Al di là delle questioni di principio, il problema principale per il partito resta la base contraria al coinvolgimento americano, come ha sintetizzato nei giorni scorsi in 140 caratteri Justin Amash, repubblicano del Michigan: «Se voterete sì all’azione militare in Siria — ha scritto su Twitter — preparatevi a sbaraccare i vostri uffici. C’è un’opposizione pubblica senza precedenti». Qualche punto interrogativo bisognerà pure metterlo in conto se addirittura un generale dell’esercito devoto all’interventismo come Martin Dempsey ha inviato una lettera al Congresso sostenendo che «un coinvolgimento più profondo sarà difficile da evitare», smontando così in una frase la garanzia di Obama di «un’azione limitata».
La stessa cautela si ritrova, purtroppo per il presidente, anche tra i democratici, con Nancy Pelosi che in un’intervista al settimanale Time ha dichiarato: «Non guiderò la carica del sì ma sostengo il presidente». La rappresentante della Camera, considerata cruciale per convincere i compagni di partito ad aderire al piano dell’amministrazione, insieme a Steny Hoyer, altro interventista dichiarato, sarebbe in grado di assicurare al presidente non più di 100 voti alla Camera. Il partito, che pure, come ha scritto William A. Galston, ex consulente di Bill Clinton — a partire dalla fine della Guerra Fredda si è unito sull’idea di «utilizzare il potere americano per prevenire genocidi e violazione di diritti umani» — risente delle esperienze in Iraq e Afghanistan e teme l’inizio di un nuovo doloroso conflitto.
A rassicurare l’amministrazione è arrivato ieri il democratico Harry Reid che ha parlato di 60 voti certi (su 100) e promesso che il Senato approverà la risoluzione. Mentre i colleghi Joe Manchin e Heidi Heitkamp starebbero lavorando a un documento che dà ad Assad 45 giorni di tempo per firmare i trattati internazionali che vietano l’utilizzo di armi chimiche.

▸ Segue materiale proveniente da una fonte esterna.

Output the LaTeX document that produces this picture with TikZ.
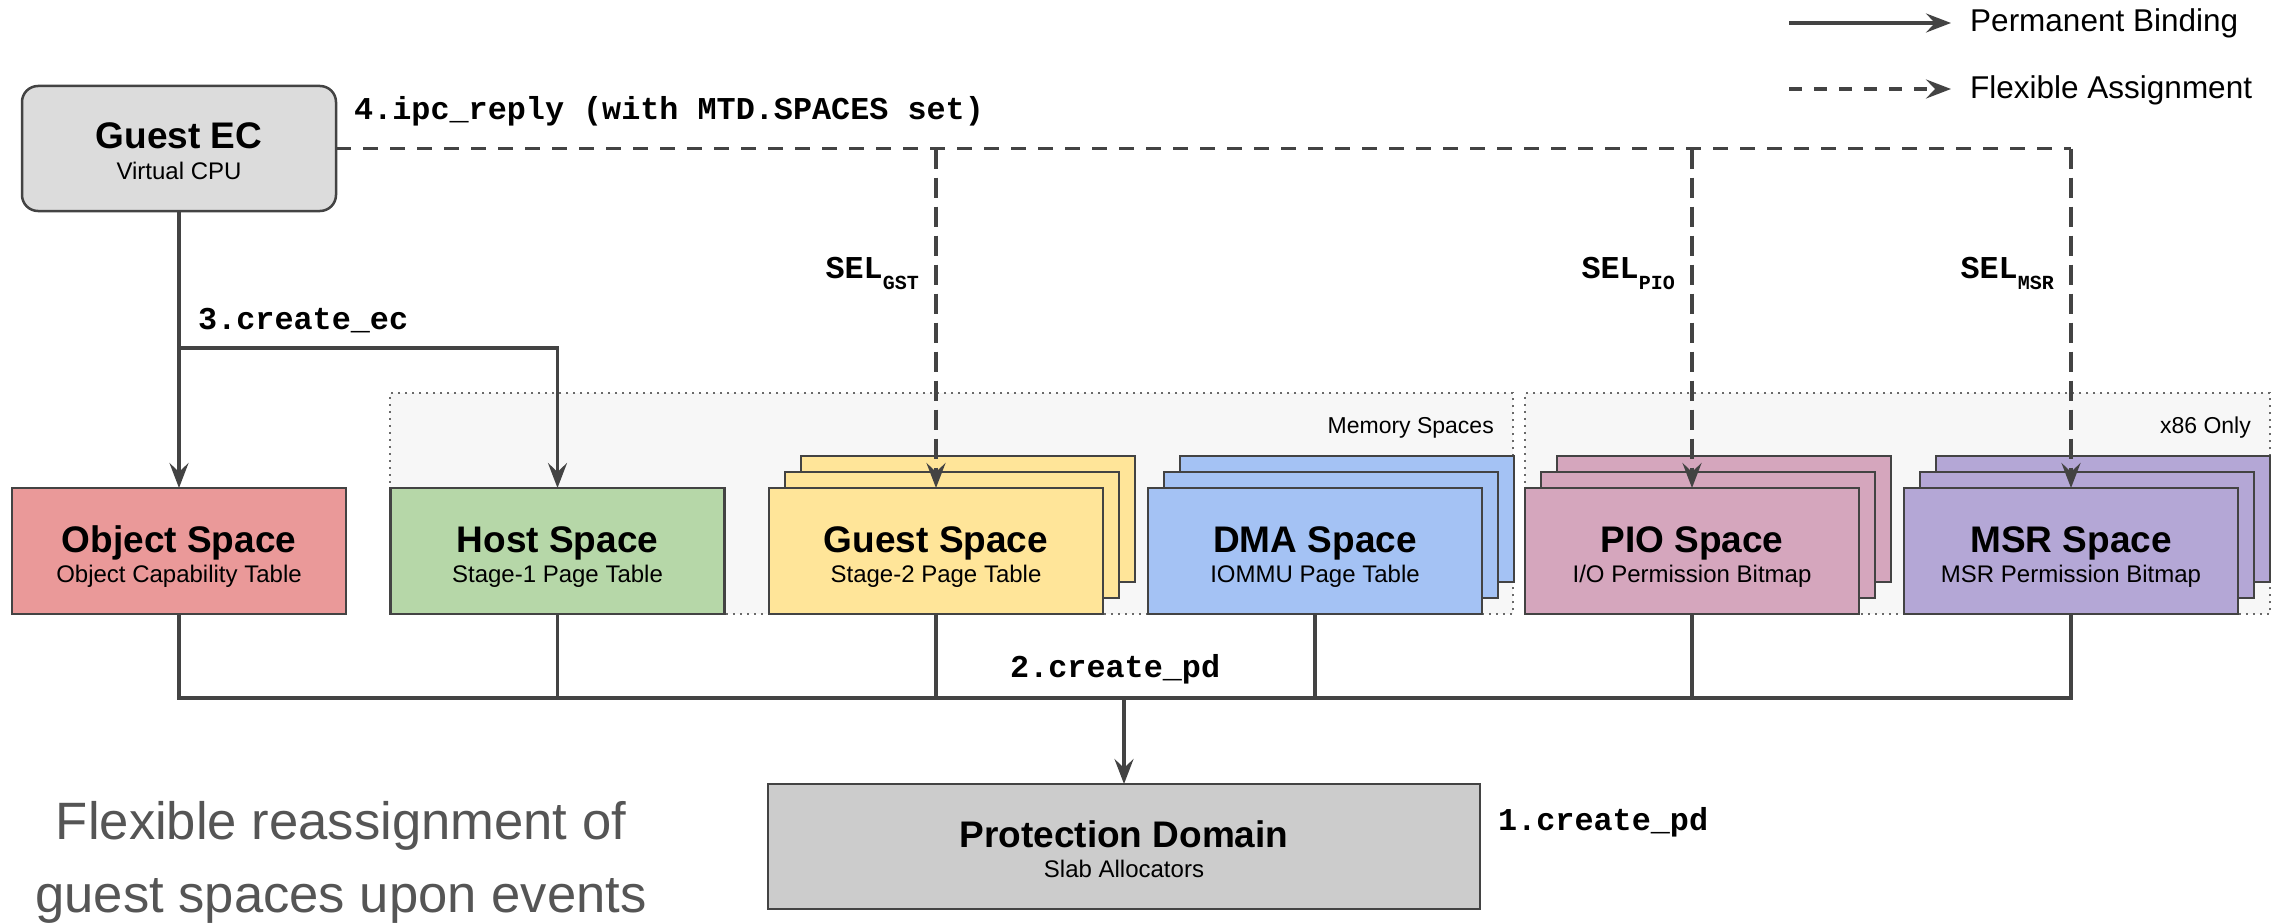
\documentclass[tikz,border=0pt]{standalone}
\usepackage{fontspec}
\setmainfont{Liberation Sans}
\setmonofont{Liberation Mono}
\usetikzlibrary{arrows.meta}

\pgfdeclarelayer{groups}
\pgfdeclarelayer{stack}
\pgfsetlayers{groups,stack,main}

\definecolor{ink}{HTML}{434343}
\definecolor{cObj}{HTML}{EA9999}
\definecolor{cHost}{HTML}{B6D7A8}
\definecolor{cGuest}{HTML}{FFE599}
\definecolor{cDMA}{HTML}{A4C2F4}
\definecolor{cPIO}{HTML}{D5A6BD}
\definecolor{cMSR}{HTML}{B4A7D6}
\definecolor{cEC}{HTML}{DCDCDC}
\definecolor{cPD}{HTML}{CCCCCC}
\definecolor{cGroup}{HTML}{F7F7F7}
\definecolor{cGroupLine}{HTML}{6A6A6A}
\definecolor{cNote}{HTML}{555555}

% subscript for selector labels
\newcommand\selsub[1]{\raisebox{-11pt}{\fontsize{20}{20}\selectfont #1}}

% two extra copies of a space box, stacked behind it
\newcommand\stackedcopies[2]{%
  \begin{pgfonlayer}{stack}
    \foreach \d in {32,16}{
      \draw[frame, fill=#2] ([shift={(\d,-\d)}]#1.south west) rectangle ([shift={(\d,-\d)}]#1.north east);
    }
  \end{pgfonlayer}}

% a space box with its title and subtitle
\newcommand\spacenode[6]{%
  \node[spacebox, fill=#4] (#1) at (#2,#3) {};
  \node[ttl] (#1-t) at ([yshift=-1pt]#1.center) {#5};
  \node[subt] (#1-s) at ([yshift=-31pt]#1.center) {#6};}

\tikzset{
  frame/.style={draw=ink, line width=2.5pt},
  spacebox/.style={frame, minimum width=334pt, minimum height=126pt, inner sep=0pt, outer sep=0pt},
  ttl/.style={font=\bfseries\fontsize{37}{44}\selectfont, anchor=base, inner sep=0pt},
  subt/.style={font=\fontsize{24}{28}\selectfont, anchor=base, inner sep=0pt},
  code/.style={font=\ttfamily\bfseries\fontsize{31.8}{36}\selectfont, inner sep=0pt},
  legendtext/.style={font=\fontsize{31.5}{36}\selectfont, inner sep=0pt, anchor=base west},
  grouplabel/.style={font=\fontsize{23}{26}\selectfont, inner sep=0pt, anchor=base east},
  groupbox/.style={draw=cGroupLine, fill=cGroup, line width=2pt, dash pattern=on 2pt off 5pt, inner sep=0pt, outer sep=0pt},
  wire/.style={draw=ink, line width=3.5pt},
  tip/.style={-{Stealth[length=25pt,width=19pt,inset=9pt]}},
  flexh/.style={dash pattern=on 15pt off 12pt},
  flexv/.style={dash pattern=on 20pt off 9pt},
}

\begin{document}
\begin{tikzpicture}[x=1pt,y=-1pt]
\useasboundingbox (0,0) rectangle (2285,923);

% grouping frames
\begin{pgfonlayer}{groups}
  \node[groupbox, minimum width=1123pt, minimum height=221pt] (memgrp) at (951.5,503.5) {};
  \node[groupbox, minimum width=745pt, minimum height=221pt] (x86grp) at (1897.5,503.5) {};
\end{pgfonlayer}
\node[grouplabel] (memlbl) at (1494,433) {Memory Spaces};
\node[grouplabel] (x86lbl) at (2251,433) {x86 Only};

% guest execution context
\node[frame, fill=cEC, rounded corners=16pt, minimum width=314pt, minimum height=125pt, inner sep=0pt, outer sep=0pt] (gec) at (179,148.5) {};
\node[ttl] (gec-t) at (gec.center) {Guest EC};
\node[subt] (gec-s) at ([yshift=-31pt]gec.center) {Virtual CPU};

% spaces
\spacenode{obj}{179}{551}{cObj}{Object Space}{Object Capability Table}
\spacenode{host}{557.5}{551}{cHost}{Host Space}{Stage-1 Page Table}
\spacenode{gst}{936}{551}{cGuest}{Guest Space}{Stage-2 Page Table}
\spacenode{dma}{1315}{551}{cDMA}{DMA Space}{IOMMU Page Table}
\spacenode{pio}{1692}{551}{cPIO}{PIO Space}{I/O Permission Bitmap}
\spacenode{msr}{2071}{551}{cMSR}{MSR Space}{MSR Permission Bitmap}
\stackedcopies{gst}{cGuest}
\stackedcopies{dma}{cDMA}
\stackedcopies{pio}{cPIO}
\stackedcopies{msr}{cMSR}

% protection domain
\node[frame, fill=cPD, minimum width=712pt, minimum height=125pt, inner sep=0pt, outer sep=0pt] (pd) at (1124,846.5) {};
\node[ttl] (pd-t) at ([yshift=-1pt]pd.center) {Protection Domain};
\node[subt] (pd-s) at ([yshift=-31pt]pd.center) {Slab Allocators};

% 2.create_pd: every space is bound to the protection domain
\coordinate (bus) at (1124,698);
\draw[wire, line width=4pt] (obj.south) |- (bus) -| (msr.south);
\foreach \s in {host,gst,dma,pio}{
  \draw[wire] (\s.south) -- (\s.south |- bus);
}
\draw[wire, tip] (bus) -- (pd.north);

% 3.create_ec: the EC is bound to object and host space
\coordinate (ecsplit) at (179,348);
\draw[wire, tip] (gec.south) -- (obj.north);
\draw[wire, tip] (ecsplit) -| (host.north);

% 4.ipc_reply: guest spaces assigned via selectors
\coordinate (gstsplit) at (gst.north |- gec.east);
\coordinate (piosplit) at (pio.north |- gec.east);
\coordinate (msrsplit) at (msr.north |- gec.east);
\draw[wire, flexh] (gec.east) -- (msrsplit);
\draw[wire, flexv, tip] (gstsplit) -- (gst.north);
\draw[wire, flexv, tip] (piosplit) -- (pio.north);
\draw[wire, flexv, tip] (msrsplit) -- (msr.north);

% operation labels
\node[code, anchor=base west] (lblipc) at (354,120) {4.ipc\_reply (with MTD.SPACES set)};
\node[code, anchor=base west] (lblec) at (198,329) {3.create\_ec};
\node[code, anchor=base west] (lblpd2) at (1010,677) {2.create\_pd};
\node[code, anchor=base west] (lblpd1) at (1498,830) {1.create\_pd};
\node[code, anchor=base east] (selgst) at (919,278) {SEL\selsub{GST}};
\node[code, anchor=base east] (selpio) at (1675,278) {SEL\selsub{PIO}};
\node[code, anchor=base east] (selmsr) at (2054,278) {SEL\selsub{MSR}};

% legend
\coordinate (lgS1) at (1789,23);
\coordinate (lgS2) at (1951,23);
\coordinate (lgF1) at (1789,89);
\coordinate (lgF2) at (1951,89);
\draw[wire, tip] (lgS1) -- (lgS2);
\draw[wire, dash pattern=on 13pt off 12pt, tip] (lgF1) -- (lgF2);
\node[legendtext] (lgT1) at (1970,32) {Permanent Binding};
\node[legendtext] (lgT2) at (1970,99) {Flexible Assignment};

% caption
\node[font=\fontsize{52.6}{73}\selectfont, text=cNote, inner sep=0pt, anchor=base] (note1) at (341,839) {Flexible reassignment of};
\node[font=\fontsize{52.6}{73}\selectfont, text=cNote, inner sep=0pt, anchor=base] (note2) at (341,912) {guest spaces upon events};
\end{tikzpicture}
\end{document}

Nella confusione, prendere tempo quella che sembra l’unica soluzione possibile per tutti. Non è semplice fare lobbying con i senatori in vacanza. Il Washington Post ha riferito che gli alti funzionari della Casa Bianca sono al lavoro da giorni per esercitare pressione sui democratici della Camera, mentre dall’Europa il presidente Obama — che ha cancellato un viaggio in California previsto per lunedì — avrebbe effettuato personalmente 25 telefonate bipartisan per convincere i colleghi ad agire.